Entries with chart source code
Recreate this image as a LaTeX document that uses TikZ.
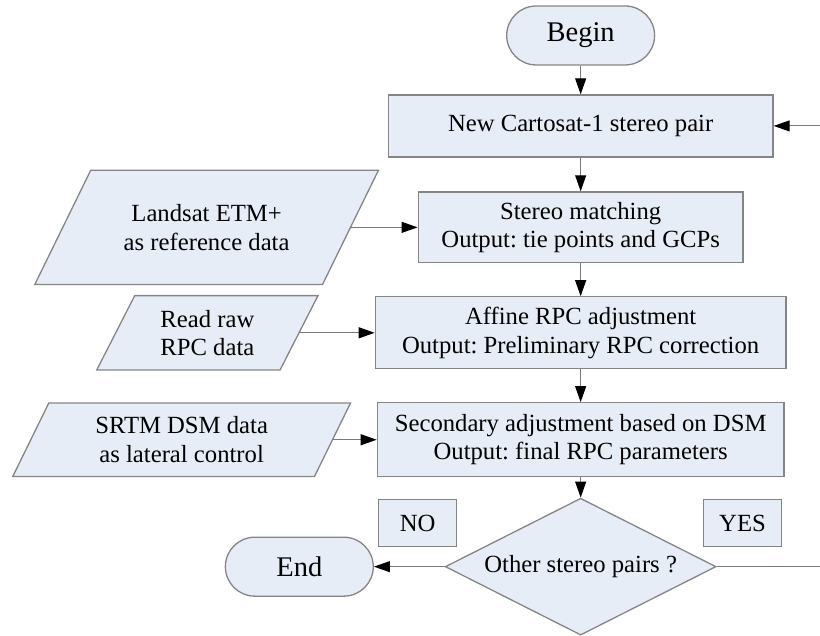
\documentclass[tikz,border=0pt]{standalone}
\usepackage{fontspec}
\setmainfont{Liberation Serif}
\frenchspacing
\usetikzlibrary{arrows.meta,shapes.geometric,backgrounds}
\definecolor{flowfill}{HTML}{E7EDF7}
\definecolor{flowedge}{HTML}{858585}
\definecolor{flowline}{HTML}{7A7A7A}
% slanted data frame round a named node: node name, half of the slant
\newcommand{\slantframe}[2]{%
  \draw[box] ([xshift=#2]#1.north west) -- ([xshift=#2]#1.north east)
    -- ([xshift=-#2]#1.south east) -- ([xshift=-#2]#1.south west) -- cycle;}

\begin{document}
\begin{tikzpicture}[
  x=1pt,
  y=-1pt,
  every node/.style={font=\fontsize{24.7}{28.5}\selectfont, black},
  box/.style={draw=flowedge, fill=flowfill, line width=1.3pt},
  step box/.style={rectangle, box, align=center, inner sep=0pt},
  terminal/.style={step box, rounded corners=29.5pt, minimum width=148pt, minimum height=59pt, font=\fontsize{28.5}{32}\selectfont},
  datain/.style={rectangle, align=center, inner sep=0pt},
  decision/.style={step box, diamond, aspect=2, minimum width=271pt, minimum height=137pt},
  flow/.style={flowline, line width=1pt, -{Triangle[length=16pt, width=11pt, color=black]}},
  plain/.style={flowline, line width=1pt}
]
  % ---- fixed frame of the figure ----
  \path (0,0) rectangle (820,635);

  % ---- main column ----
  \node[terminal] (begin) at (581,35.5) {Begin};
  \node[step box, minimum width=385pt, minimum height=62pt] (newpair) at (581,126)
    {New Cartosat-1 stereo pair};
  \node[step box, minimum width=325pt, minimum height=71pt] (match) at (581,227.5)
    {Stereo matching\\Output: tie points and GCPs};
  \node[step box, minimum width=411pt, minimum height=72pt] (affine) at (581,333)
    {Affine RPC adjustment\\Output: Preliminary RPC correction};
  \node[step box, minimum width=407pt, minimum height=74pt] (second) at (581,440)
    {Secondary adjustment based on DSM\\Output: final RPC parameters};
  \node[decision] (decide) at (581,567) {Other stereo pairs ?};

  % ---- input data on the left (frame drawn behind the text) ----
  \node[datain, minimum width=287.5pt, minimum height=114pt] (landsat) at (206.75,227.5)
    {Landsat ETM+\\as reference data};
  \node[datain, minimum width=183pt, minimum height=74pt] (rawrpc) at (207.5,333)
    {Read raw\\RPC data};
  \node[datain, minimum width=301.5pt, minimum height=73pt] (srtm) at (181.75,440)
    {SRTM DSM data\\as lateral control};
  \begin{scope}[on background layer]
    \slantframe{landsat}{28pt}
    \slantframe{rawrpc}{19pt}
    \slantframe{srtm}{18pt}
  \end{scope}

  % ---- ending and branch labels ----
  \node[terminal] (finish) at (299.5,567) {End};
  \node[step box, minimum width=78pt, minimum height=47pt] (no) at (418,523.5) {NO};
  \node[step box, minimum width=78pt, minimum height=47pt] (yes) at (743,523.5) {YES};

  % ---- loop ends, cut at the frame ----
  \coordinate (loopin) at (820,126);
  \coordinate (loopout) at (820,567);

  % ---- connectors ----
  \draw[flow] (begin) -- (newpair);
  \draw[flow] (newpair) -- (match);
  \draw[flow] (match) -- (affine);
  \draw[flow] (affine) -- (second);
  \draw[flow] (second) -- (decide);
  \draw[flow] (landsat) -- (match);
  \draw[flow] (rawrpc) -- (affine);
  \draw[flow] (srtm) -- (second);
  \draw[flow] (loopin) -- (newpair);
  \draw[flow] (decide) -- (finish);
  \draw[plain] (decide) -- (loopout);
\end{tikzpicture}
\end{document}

* * *

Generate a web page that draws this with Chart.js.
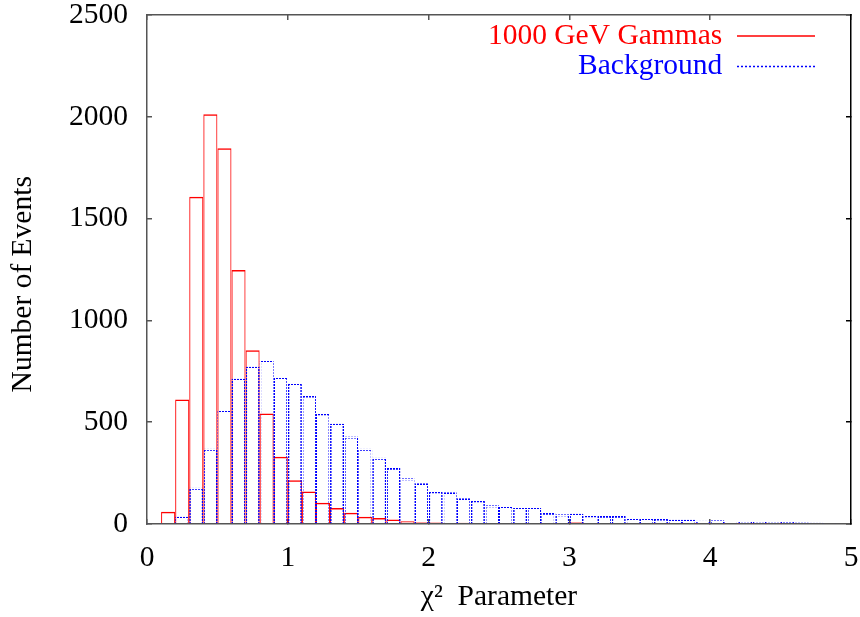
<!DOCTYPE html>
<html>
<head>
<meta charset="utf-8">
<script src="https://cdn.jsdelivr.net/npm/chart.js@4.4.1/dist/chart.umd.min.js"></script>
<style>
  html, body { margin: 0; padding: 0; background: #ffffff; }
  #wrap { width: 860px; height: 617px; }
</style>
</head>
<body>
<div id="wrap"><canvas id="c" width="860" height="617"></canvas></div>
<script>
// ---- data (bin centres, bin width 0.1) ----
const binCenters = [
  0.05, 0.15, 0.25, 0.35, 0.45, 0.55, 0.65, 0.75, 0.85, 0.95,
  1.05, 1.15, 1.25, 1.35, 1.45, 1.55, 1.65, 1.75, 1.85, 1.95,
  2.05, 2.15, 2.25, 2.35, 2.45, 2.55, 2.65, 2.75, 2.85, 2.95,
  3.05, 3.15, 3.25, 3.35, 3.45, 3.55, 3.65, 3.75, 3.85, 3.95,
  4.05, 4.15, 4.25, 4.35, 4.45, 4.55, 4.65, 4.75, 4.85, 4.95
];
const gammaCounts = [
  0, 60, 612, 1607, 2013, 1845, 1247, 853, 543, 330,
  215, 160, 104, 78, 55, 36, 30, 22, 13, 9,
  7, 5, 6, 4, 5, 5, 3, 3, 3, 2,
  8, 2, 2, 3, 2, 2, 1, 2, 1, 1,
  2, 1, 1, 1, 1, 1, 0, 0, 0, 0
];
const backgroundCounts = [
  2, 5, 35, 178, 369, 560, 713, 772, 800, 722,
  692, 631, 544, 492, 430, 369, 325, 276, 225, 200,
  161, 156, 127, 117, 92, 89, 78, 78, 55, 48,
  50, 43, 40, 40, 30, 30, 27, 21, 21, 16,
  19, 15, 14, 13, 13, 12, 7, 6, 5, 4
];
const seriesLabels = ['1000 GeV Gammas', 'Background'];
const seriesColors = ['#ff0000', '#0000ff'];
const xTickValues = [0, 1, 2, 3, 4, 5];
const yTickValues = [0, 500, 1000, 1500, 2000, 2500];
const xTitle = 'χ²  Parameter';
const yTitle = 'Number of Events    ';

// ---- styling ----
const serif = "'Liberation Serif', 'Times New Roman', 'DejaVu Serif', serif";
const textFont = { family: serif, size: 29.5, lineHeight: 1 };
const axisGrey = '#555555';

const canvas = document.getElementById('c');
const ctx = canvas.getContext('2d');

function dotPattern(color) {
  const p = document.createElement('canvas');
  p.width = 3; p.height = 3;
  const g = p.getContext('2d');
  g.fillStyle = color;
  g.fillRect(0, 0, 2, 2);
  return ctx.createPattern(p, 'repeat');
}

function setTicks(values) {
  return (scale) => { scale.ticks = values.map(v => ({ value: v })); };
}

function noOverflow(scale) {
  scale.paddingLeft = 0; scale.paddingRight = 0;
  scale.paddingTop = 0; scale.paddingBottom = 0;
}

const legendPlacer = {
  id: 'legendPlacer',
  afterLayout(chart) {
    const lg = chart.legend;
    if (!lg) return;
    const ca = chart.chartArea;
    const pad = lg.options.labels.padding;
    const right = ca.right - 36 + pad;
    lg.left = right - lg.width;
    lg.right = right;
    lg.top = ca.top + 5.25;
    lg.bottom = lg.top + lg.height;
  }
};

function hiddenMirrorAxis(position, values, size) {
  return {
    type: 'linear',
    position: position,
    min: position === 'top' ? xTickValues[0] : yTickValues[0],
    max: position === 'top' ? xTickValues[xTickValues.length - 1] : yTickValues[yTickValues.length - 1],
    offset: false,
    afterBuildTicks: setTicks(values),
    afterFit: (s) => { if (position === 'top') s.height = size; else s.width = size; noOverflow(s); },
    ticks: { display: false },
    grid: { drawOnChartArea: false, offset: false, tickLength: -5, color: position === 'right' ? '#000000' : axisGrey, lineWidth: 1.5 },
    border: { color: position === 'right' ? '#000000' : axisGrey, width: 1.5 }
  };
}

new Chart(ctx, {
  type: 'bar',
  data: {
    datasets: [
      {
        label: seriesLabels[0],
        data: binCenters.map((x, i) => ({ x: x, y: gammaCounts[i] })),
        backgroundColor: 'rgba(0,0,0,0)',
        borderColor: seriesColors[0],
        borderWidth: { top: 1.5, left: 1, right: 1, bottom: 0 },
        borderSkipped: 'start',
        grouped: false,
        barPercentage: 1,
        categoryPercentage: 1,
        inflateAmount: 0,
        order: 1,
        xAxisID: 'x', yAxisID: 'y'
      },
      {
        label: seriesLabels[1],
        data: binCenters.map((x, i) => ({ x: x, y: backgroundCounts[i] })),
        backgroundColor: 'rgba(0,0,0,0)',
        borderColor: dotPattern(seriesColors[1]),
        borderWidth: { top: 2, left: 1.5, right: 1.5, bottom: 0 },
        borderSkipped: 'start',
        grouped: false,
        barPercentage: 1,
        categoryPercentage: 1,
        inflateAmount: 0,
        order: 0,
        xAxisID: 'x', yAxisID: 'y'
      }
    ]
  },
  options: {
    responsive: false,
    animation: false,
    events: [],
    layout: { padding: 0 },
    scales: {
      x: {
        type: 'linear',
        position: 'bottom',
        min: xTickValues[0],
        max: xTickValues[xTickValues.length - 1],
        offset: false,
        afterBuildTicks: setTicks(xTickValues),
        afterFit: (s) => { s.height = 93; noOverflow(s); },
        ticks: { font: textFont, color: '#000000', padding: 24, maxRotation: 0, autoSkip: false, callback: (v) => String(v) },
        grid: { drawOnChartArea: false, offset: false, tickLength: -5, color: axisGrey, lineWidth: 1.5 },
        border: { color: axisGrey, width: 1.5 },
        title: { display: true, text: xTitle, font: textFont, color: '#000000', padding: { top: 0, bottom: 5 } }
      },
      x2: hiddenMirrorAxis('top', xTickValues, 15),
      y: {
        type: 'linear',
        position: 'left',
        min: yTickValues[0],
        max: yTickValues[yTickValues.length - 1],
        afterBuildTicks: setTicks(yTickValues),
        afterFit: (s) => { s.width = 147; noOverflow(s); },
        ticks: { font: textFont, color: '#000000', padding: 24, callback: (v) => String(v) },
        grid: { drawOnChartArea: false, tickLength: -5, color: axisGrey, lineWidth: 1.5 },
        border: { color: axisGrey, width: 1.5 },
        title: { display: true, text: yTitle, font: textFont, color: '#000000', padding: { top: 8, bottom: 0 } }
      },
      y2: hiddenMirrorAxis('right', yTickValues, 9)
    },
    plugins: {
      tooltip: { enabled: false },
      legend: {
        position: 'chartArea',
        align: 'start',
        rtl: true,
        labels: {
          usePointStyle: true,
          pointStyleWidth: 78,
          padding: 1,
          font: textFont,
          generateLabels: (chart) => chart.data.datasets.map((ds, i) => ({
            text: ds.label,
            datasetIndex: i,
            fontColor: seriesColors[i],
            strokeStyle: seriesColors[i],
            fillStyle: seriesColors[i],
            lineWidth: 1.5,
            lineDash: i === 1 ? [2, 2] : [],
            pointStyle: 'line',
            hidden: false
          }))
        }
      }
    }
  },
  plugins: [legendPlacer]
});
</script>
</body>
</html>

### DESCRIPTION OF THE TASK
Quote the lines above exactly, starting with the one that has "Recreate this image" and ending with the one that has "(0,0) rectangle (820,635);"; drop the pictures and include nothing else.

### ANSWER TO THE EXERCISE
Recreate this image as a LaTeX document that uses TikZ.
\documentclass[tikz,border=0pt]{standalone}
\usepackage{fontspec}
\setmainfont{Liberation Serif}
\frenchspacing
\usetikzlibrary{arrows.meta,shapes.geometric,backgrounds}
\definecolor{flowfill}{HTML}{E7EDF7}
\definecolor{flowedge}{HTML}{858585}
\definecolor{flowline}{HTML}{7A7A7A}
% slanted data frame round a named node: node name, half of the slant
\newcommand{\slantframe}[2]{%
  \draw[box] ([xshift=#2]#1.north west) -- ([xshift=#2]#1.north east)
    -- ([xshift=-#2]#1.south east) -- ([xshift=-#2]#1.south west) -- cycle;}

\begin{document}
\begin{tikzpicture}[
  x=1pt,
  y=-1pt,
  every node/.style={font=\fontsize{24.7}{28.5}\selectfont, black},
  box/.style={draw=flowedge, fill=flowfill, line width=1.3pt},
  step box/.style={rectangle, box, align=center, inner sep=0pt},
  terminal/.style={step box, rounded corners=29.5pt, minimum width=148pt, minimum height=59pt, font=\fontsize{28.5}{32}\selectfont},
  datain/.style={rectangle, align=center, inner sep=0pt},
  decision/.style={step box, diamond, aspect=2, minimum width=271pt, minimum height=137pt},
  flow/.style={flowline, line width=1pt, -{Triangle[length=16pt, width=11pt, color=black]}},
  plain/.style={flowline, line width=1pt}
]
  % ---- fixed frame of the figure ----
  \path (0,0) rectangle (820,635);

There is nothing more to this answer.